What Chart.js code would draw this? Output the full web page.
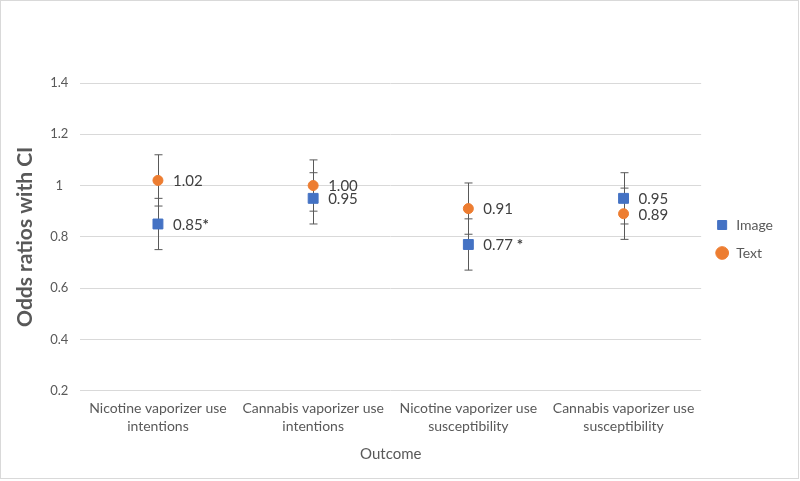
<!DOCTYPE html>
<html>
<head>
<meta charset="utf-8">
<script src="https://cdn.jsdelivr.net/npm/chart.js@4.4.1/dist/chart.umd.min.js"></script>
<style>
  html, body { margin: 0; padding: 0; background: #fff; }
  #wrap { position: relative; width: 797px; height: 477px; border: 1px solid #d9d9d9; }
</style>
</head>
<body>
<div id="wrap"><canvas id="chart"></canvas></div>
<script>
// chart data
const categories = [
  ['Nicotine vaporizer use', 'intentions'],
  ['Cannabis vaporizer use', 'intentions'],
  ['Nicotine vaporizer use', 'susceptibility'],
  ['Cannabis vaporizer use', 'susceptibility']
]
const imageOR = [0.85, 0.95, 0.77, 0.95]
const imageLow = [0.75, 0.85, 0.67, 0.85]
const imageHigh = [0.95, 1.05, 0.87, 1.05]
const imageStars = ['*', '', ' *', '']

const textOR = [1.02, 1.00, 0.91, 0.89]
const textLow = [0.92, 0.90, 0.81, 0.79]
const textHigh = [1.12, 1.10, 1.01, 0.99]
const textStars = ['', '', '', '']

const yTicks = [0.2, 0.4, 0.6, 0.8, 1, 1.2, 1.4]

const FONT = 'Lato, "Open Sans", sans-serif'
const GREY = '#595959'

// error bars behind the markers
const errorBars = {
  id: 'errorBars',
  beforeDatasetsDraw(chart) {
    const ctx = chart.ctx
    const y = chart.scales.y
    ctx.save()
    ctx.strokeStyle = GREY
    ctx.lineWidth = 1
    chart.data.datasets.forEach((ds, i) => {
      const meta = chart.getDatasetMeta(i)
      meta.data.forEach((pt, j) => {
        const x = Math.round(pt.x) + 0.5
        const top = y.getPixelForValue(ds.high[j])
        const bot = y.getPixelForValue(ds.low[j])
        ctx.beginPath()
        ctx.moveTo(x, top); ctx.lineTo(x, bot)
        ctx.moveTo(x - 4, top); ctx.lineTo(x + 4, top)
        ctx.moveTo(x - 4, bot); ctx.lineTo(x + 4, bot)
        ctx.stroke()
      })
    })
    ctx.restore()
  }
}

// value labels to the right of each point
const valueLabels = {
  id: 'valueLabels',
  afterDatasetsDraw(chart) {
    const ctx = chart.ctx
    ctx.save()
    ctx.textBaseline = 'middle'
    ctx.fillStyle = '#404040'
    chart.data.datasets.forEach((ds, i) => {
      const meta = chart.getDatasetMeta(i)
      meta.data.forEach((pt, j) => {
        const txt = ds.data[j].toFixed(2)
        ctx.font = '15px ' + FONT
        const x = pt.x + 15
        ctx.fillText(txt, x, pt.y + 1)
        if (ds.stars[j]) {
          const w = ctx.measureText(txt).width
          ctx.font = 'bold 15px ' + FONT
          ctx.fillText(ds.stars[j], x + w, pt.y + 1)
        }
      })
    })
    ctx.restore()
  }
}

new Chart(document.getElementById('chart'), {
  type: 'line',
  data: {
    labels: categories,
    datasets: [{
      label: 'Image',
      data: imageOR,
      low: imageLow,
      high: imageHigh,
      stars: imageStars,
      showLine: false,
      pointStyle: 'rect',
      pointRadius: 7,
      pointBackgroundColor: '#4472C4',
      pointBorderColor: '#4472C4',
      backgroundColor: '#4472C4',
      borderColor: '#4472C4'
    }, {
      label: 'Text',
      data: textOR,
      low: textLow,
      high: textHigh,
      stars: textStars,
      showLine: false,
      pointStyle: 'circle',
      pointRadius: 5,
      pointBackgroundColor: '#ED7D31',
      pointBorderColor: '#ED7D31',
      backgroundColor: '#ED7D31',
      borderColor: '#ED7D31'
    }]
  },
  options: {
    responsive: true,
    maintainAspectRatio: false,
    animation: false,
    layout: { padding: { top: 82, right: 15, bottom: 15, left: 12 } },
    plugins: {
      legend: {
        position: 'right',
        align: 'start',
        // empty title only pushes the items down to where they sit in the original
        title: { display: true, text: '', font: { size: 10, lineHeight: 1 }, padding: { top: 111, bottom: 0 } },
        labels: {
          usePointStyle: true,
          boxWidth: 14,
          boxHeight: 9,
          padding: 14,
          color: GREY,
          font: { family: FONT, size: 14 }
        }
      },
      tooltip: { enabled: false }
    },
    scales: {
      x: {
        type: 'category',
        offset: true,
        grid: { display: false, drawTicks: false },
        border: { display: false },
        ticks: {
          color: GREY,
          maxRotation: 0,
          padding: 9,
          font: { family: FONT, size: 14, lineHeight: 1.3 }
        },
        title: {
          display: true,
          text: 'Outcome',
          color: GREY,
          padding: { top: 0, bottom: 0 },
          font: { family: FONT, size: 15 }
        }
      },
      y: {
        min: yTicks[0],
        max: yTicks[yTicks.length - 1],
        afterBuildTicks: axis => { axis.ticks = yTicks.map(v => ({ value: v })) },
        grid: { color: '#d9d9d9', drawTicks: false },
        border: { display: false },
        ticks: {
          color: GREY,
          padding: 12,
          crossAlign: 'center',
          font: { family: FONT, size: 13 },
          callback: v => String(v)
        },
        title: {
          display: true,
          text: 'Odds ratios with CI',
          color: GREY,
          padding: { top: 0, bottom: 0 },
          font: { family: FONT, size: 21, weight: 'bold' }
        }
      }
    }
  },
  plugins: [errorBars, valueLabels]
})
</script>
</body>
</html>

^^^^^^^^^^^^^^^^

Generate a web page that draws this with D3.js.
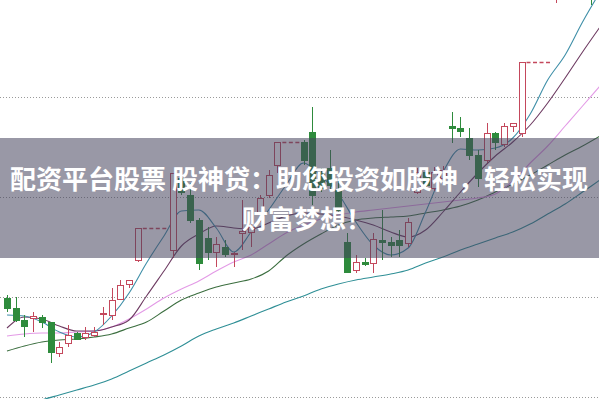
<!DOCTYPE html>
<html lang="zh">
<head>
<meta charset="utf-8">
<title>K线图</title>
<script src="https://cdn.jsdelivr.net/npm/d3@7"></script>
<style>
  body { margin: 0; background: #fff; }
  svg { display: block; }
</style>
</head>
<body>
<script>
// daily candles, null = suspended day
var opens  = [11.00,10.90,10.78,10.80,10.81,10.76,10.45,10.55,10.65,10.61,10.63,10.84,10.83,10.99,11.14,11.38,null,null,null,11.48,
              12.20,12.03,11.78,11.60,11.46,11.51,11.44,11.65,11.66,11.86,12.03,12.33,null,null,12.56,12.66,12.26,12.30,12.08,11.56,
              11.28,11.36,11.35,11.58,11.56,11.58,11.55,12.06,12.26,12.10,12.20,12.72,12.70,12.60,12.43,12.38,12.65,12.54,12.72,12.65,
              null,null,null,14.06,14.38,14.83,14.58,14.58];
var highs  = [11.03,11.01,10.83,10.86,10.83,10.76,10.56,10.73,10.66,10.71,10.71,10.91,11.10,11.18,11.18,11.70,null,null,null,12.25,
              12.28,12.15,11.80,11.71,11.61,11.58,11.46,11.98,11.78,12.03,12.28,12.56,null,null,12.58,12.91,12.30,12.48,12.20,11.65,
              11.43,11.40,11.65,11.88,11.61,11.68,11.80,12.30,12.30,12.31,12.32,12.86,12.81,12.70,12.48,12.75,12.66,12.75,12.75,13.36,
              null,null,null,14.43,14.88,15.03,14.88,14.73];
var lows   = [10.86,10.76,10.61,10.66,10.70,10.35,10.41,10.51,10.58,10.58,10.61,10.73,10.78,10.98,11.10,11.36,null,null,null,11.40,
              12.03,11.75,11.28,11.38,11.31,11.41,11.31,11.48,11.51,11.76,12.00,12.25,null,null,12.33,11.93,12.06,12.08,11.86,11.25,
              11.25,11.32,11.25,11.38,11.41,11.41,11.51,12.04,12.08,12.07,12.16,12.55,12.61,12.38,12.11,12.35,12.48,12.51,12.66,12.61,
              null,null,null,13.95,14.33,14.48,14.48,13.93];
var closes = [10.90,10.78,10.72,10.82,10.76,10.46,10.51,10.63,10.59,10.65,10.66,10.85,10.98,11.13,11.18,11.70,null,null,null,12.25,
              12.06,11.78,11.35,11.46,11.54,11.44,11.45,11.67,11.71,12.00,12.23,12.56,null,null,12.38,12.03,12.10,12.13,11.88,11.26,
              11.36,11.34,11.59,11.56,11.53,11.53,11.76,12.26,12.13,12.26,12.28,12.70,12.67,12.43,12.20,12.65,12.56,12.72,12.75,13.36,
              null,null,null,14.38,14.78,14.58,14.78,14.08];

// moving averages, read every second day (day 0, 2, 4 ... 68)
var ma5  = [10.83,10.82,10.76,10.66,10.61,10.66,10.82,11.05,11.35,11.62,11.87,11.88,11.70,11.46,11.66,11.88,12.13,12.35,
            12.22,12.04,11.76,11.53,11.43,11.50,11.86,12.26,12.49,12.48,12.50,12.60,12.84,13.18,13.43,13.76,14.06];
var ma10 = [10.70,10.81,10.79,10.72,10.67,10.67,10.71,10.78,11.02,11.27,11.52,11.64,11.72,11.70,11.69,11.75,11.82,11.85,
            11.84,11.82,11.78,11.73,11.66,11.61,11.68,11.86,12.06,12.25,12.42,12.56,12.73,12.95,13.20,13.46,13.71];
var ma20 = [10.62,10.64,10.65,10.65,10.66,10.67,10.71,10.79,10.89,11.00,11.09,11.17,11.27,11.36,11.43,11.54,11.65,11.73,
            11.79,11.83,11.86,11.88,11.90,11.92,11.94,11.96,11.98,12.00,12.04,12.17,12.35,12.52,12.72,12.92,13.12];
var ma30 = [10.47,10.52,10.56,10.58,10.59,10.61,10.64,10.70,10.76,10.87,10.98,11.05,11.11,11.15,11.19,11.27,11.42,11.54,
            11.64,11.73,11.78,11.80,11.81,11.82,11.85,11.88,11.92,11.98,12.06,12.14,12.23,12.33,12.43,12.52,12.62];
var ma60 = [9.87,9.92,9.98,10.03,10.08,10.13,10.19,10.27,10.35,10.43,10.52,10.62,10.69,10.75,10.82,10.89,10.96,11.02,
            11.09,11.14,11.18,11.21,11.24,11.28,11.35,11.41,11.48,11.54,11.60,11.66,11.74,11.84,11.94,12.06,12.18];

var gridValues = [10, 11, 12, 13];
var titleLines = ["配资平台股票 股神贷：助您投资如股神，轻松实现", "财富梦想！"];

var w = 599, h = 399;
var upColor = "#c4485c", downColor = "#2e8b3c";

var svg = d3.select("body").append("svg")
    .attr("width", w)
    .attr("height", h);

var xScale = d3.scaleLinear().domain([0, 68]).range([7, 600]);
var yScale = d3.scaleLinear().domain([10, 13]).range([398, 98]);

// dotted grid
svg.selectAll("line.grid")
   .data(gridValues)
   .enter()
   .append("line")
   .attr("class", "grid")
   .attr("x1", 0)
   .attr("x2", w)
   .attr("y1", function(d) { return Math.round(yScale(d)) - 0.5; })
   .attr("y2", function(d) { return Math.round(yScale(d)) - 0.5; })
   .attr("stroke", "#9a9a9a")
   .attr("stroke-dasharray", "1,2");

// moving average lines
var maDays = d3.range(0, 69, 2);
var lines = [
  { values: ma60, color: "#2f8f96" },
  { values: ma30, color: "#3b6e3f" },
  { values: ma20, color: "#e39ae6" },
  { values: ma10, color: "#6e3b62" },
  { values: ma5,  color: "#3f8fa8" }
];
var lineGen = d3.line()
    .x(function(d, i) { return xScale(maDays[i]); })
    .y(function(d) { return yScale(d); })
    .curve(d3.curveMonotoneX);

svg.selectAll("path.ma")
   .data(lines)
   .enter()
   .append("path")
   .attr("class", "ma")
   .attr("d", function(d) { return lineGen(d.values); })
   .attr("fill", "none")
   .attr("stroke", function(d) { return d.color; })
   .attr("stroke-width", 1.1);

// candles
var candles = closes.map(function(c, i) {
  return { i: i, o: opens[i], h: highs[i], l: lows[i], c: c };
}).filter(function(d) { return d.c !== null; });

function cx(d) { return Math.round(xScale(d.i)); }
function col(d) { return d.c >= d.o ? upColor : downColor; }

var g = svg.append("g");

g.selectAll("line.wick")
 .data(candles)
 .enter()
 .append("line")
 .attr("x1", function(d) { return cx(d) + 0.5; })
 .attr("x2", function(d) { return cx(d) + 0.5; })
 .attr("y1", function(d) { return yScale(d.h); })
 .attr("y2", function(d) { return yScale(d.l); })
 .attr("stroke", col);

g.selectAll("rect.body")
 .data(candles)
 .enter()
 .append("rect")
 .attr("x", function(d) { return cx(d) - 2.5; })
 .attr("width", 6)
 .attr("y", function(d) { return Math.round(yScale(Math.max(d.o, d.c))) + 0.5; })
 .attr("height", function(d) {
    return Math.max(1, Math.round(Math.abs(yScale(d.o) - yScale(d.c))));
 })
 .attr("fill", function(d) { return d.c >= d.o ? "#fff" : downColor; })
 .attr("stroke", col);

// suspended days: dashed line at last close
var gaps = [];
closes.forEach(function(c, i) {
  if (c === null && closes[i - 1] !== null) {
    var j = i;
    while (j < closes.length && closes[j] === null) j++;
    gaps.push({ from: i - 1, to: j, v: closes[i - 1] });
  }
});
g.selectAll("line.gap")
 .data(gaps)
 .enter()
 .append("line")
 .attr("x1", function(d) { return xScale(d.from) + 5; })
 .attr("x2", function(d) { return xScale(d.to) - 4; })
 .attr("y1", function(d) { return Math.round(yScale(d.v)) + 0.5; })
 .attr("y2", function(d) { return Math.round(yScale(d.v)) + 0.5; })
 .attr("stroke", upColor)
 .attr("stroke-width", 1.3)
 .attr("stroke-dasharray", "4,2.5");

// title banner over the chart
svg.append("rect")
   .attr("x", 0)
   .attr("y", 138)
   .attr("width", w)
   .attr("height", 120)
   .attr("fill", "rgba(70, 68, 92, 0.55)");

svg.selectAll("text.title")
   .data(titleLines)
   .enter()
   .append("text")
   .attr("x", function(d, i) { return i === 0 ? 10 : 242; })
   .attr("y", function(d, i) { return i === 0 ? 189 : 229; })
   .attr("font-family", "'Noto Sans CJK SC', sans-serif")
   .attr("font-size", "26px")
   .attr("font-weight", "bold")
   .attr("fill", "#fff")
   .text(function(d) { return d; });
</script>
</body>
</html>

^^^^^^^^^^^^^^^^

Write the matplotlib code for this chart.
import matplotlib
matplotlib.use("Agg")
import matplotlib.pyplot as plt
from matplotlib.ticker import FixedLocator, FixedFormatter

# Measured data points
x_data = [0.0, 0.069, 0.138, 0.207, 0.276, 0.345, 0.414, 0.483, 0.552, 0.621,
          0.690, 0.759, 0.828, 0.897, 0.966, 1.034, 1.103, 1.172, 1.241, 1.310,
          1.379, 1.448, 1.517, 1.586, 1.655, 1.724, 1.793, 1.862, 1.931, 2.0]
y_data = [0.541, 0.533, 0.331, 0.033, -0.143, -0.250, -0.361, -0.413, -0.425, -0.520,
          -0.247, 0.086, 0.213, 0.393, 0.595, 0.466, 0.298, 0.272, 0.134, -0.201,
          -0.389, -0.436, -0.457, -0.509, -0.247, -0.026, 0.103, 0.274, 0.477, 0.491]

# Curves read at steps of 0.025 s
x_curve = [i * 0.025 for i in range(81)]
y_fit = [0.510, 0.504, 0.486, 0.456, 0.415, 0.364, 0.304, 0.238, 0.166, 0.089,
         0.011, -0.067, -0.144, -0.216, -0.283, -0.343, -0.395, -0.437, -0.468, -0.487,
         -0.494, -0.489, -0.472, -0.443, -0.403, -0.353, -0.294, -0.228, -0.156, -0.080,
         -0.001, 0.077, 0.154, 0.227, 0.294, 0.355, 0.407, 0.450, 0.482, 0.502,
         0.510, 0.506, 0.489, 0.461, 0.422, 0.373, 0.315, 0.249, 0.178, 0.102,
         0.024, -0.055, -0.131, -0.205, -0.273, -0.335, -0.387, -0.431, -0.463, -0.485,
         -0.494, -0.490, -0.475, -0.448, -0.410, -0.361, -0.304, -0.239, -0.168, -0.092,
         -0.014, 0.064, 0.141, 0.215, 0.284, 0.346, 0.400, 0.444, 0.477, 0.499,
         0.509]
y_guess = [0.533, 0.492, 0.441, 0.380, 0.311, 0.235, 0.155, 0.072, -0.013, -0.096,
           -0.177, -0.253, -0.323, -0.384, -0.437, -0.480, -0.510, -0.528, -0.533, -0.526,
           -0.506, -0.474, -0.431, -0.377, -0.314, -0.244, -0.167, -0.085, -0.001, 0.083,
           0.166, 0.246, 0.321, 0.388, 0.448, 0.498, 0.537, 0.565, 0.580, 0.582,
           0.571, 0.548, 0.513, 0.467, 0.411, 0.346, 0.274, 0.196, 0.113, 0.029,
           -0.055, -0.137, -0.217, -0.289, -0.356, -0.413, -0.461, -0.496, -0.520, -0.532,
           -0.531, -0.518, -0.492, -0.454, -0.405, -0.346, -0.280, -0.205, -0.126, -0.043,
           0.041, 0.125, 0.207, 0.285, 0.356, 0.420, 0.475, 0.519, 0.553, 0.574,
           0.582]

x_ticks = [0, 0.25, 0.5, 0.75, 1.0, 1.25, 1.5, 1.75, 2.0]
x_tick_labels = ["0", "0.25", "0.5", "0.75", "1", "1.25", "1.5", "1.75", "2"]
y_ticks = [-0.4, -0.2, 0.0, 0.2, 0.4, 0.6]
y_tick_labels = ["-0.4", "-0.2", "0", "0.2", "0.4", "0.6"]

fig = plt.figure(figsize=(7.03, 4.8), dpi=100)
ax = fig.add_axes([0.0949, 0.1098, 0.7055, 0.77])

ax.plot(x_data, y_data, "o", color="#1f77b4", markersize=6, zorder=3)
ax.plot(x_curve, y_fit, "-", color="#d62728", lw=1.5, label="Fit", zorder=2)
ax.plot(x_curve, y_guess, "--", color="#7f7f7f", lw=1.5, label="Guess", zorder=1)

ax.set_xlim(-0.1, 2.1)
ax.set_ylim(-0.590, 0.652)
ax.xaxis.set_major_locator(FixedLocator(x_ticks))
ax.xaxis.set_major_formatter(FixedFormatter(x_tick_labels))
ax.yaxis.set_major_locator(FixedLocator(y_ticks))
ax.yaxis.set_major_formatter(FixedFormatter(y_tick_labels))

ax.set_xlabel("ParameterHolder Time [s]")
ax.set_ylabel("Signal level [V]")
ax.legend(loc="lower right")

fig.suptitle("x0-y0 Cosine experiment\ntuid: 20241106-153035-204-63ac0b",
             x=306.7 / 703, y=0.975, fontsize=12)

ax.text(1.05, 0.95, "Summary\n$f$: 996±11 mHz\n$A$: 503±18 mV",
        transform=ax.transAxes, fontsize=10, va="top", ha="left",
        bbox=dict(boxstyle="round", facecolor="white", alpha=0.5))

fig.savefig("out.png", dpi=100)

^^^^^^^^^^^^^^^^

WHAT YOU NEED TO DO. Extract all lines from the material above that include the word "code".

THE COMPLETED TASK.
What Chart.js code would draw this? Output the full web page.
Write the matplotlib code for this chart.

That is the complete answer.